Meet the organisations behind Refugee Festival Scotland
Published on 18-Jun-2023
Refugee Festival Scotland volunteer Shona McCallum highlights the work of six amazing organisations that are running events as part of this year’s festival.
As UK government legislation makes claiming asylum more difficult and nurtures the hostile environment, it can be difficult to find hope. But in the grassroots groups and organisations contributing to the festival, there is plenty of cause for optimism.
I spoke to representatives from six organisations across Scotland to find out more about what they do, the communities they work with, and how they find hope in a system which can sometimes feel hopeless.

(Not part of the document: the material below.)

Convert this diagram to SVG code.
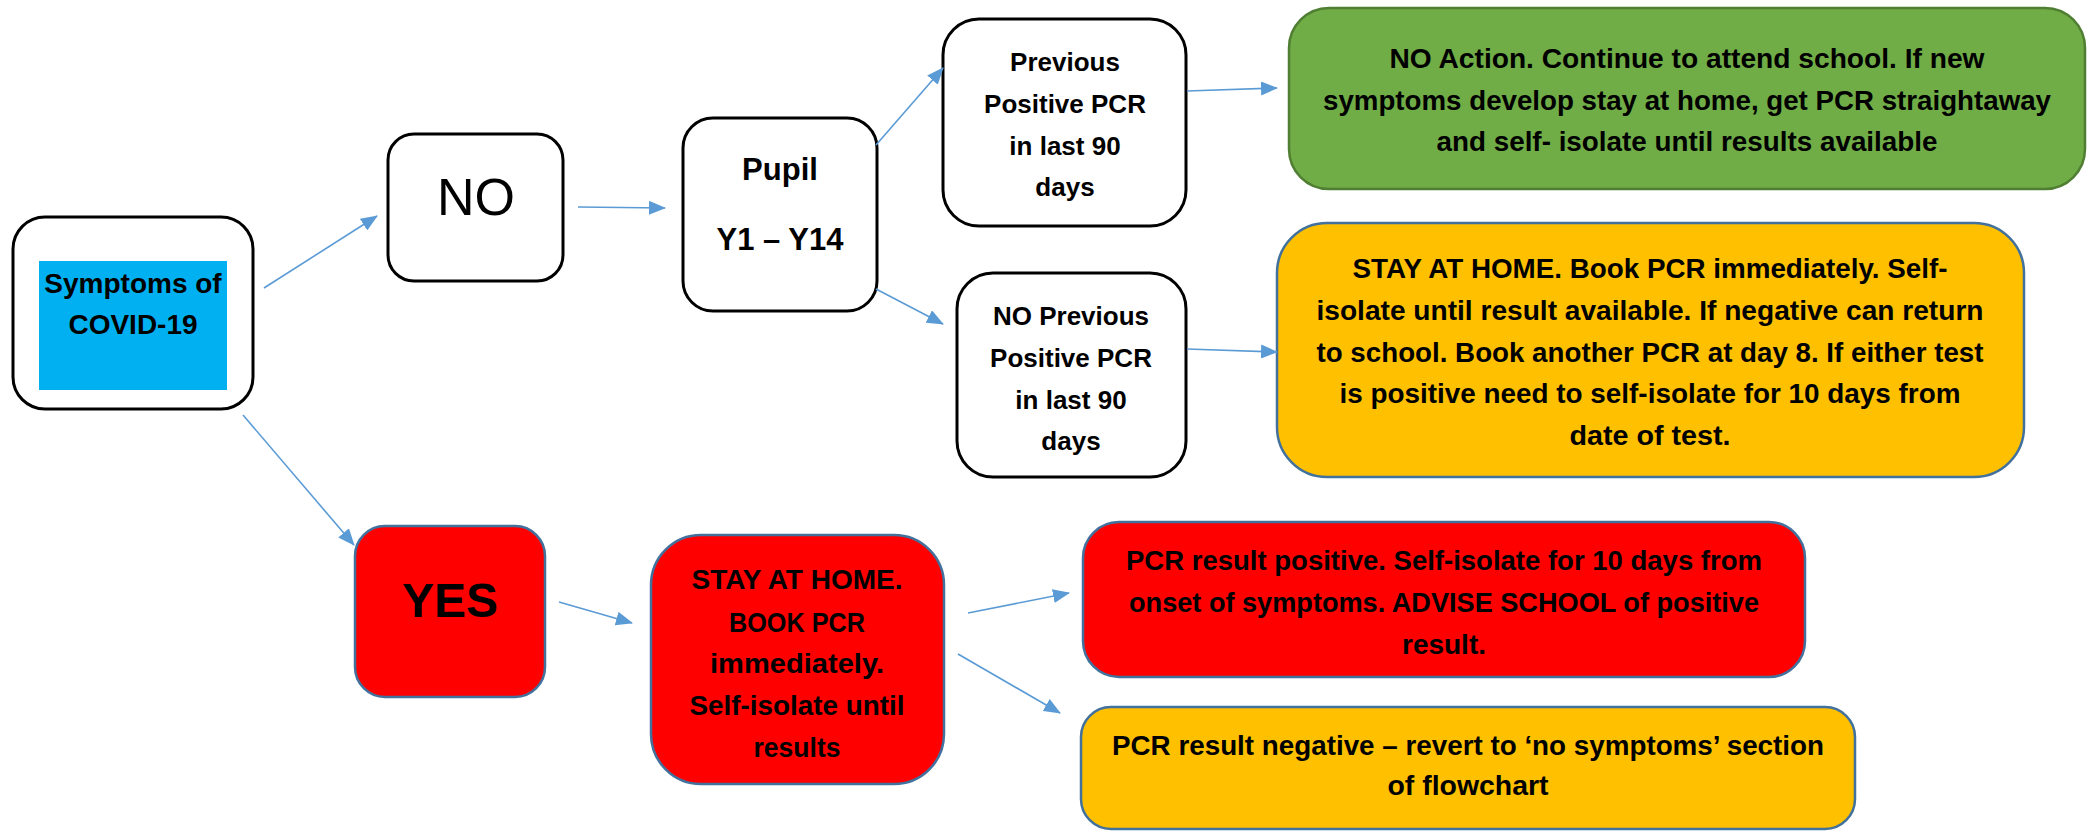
<svg xmlns="http://www.w3.org/2000/svg" width="2089" height="832" viewBox="0 0 2089 832">
<style>
  text { font-family: "Liberation Sans", Arial, sans-serif; font-weight: bold; text-anchor: middle; fill: #000; }
  .wbox { fill: #fff; stroke: #000; stroke-width: 3; }
  .green { fill: #70AD47; stroke: #507E32; stroke-width: 2.5; }
  .yellow { fill: #FFC000; stroke: #41719C; stroke-width: 2.5; }
  .red { fill: #FF0000; stroke: #41719C; stroke-width: 2.5; }
  .t26 { font-size: 26px; }
  .t27 { font-size: 27px; }
  .conn line { stroke: #5B9BD5; stroke-width: 1.6; marker-end: url(#arr); }
</style>
<defs>
  <marker id="arr" markerWidth="17" markerHeight="14" refX="16" refY="7" orient="auto" markerUnits="userSpaceOnUse">
    <path d="M0,0 L17,7 L0,14 z" fill="#5B9BD5"/>
  </marker>
</defs>
<rect width="2089" height="832" fill="#fff"/>

<g id="symptoms">
  <rect class="wbox" x="13" y="217" width="240" height="192" rx="32"/>
  <rect x="39" y="261" width="188" height="129" fill="#00B0F0"/>
  <text x="133" y="293" style="font-size:28px">Symptoms of</text>
  <text x="133" y="334" style="font-size:28px">COVID-19</text>
</g>

<g id="no">
  <rect class="wbox" x="388" y="134" width="175" height="147" rx="26"/>
  <text x="476" y="215" style="font-size:52px;font-weight:normal">NO</text>
</g>

<g id="pupil">
  <rect class="wbox" x="683" y="118" width="194" height="193" rx="30"/>
  <text x="780" y="180" style="font-size:31px">Pupil</text>
  <text x="780" y="250" style="font-size:31px">Y1 – Y14</text>
</g>

<g id="previous">
  <rect class="wbox" x="943" y="19" width="243" height="207" rx="36"/>
  <text class="t26" x="1065" y="71">Previous</text>
  <text class="t26" x="1065" y="113">Positive PCR</text>
  <text class="t26" x="1065" y="155">in last 90</text>
  <text class="t26" x="1065" y="196">days</text>
</g>

<g id="no-previous">
  <rect class="wbox" x="957" y="273" width="229" height="204" rx="36"/>
  <text class="t26" x="1071" y="325">NO Previous</text>
  <text class="t26" x="1071" y="367">Positive PCR</text>
  <text class="t26" x="1071" y="409">in last 90</text>
  <text class="t26" x="1071" y="450">days</text>
</g>

<g id="no-action">
  <rect class="green" x="1289" y="8" width="796" height="181" rx="40"/>
  <text class="t27" x="1687" y="68" textLength="595" lengthAdjust="spacingAndGlyphs">NO Action. Continue to attend school. If new</text>
  <text class="t27" x="1687" y="110" textLength="728" lengthAdjust="spacingAndGlyphs">symptoms develop stay at home, get PCR straightaway</text>
  <text class="t27" x="1687" y="151" textLength="501" lengthAdjust="spacingAndGlyphs">and self- isolate until results available</text>
</g>

<g id="stay-home-book">
  <rect class="yellow" x="1277" y="223" width="747" height="254" rx="50"/>
  <text class="t27" x="1650" y="278" textLength="595" lengthAdjust="spacingAndGlyphs">STAY AT HOME. Book PCR immediately. Self-</text>
  <text class="t27" x="1650" y="320" textLength="667" lengthAdjust="spacingAndGlyphs">isolate until result available. If negative can return</text>
  <text class="t27" x="1650" y="362" textLength="667" lengthAdjust="spacingAndGlyphs">to school. Book another PCR at day 8. If either test</text>
  <text class="t27" x="1650" y="403" textLength="621" lengthAdjust="spacingAndGlyphs">is positive need to self-isolate for 10 days from</text>
  <text class="t27" x="1650" y="445" textLength="161" lengthAdjust="spacingAndGlyphs">date of test.</text>
</g>

<g id="yes">
  <rect class="red" x="355" y="526" width="190" height="171" rx="30"/>
  <text x="450" y="617" style="font-size:48px">YES</text>
</g>

<g id="stay-home-red">
  <rect class="red" x="651" y="535" width="293" height="249" rx="50"/>
  <text class="t27" x="797" y="589" textLength="211" lengthAdjust="spacingAndGlyphs">STAY AT HOME.</text>
  <text class="t27" x="797" y="632" textLength="136" lengthAdjust="spacingAndGlyphs">BOOK PCR</text>
  <text class="t27" x="797" y="673" textLength="174" lengthAdjust="spacingAndGlyphs">immediately.</text>
  <text class="t27" x="797" y="715" textLength="215" lengthAdjust="spacingAndGlyphs">Self-isolate until</text>
  <text class="t27" x="797" y="757" textLength="87" lengthAdjust="spacingAndGlyphs">results</text>
</g>

<g id="pcr-positive">
  <rect class="red" x="1083" y="522" width="722" height="155" rx="36"/>
  <text class="t27" x="1444" y="570" textLength="636" lengthAdjust="spacingAndGlyphs">PCR result positive. Self-isolate for 10 days from</text>
  <text class="t27" x="1444" y="612" textLength="630" lengthAdjust="spacingAndGlyphs">onset of symptoms. ADVISE SCHOOL of positive</text>
  <text class="t27" x="1444" y="654" textLength="84" lengthAdjust="spacingAndGlyphs">result.</text>
</g>

<g id="pcr-negative">
  <rect class="yellow" x="1081" y="707" width="774" height="122" rx="30"/>
  <text class="t27" x="1468" y="755" textLength="712" lengthAdjust="spacingAndGlyphs">PCR result negative – revert to ‘no symptoms’ section</text>
  <text class="t27" x="1468" y="795" textLength="161" lengthAdjust="spacingAndGlyphs">of flowchart</text>
</g>

<g id="connectors" class="conn">
  <line x1="264" y1="288" x2="377" y2="216"/>
  <line x1="243" y1="415" x2="354" y2="545"/>
  <line x1="578" y1="207" x2="665" y2="208"/>
  <line x1="876" y1="145" x2="943" y2="68"/>
  <line x1="876" y1="289" x2="943" y2="324"/>
  <line x1="1187" y1="91" x2="1277" y2="88"/>
  <line x1="1187" y1="349" x2="1277" y2="352"/>
  <line x1="559" y1="602" x2="632" y2="623"/>
  <line x1="968" y1="613" x2="1069" y2="593"/>
  <line x1="958" y1="654" x2="1060" y2="713"/>
</g>
</svg>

Survivors of human trafficking in Scotland (SOHTIS), Scotland-wide
Joy Gillespie is the leader of SOHTIS which advocates for and provides support to survivors of human trafficking and modern slavery. Joy explained that human trafficking occurs in both urban and rural areas. SOHTIS has identified cases in every local authority in Scotland.
While Scotland is considered to have progressive legislation on this issue, it often conflicts with the UK Government’s asylum and immigration system. SOHTIS works closely with lawyers to navigate this tricky terrain and improve policy on this issue. The group also provides survivors with long-term support and has helped more than 200 people to begin rebuilding their lives.
Working for SOHTIS can be difficult – the brutalising nature of human trafficking is a painful field to advocate and support people through. But Joy insists that this essential work is rooted in optimism. She said: “at times… it just does feel so hopeless. But we’ve got to believe; I mean, I wouldn’t get up and do this job every morning if I didn’t think that human trafficking is not inevitable in Scotland.”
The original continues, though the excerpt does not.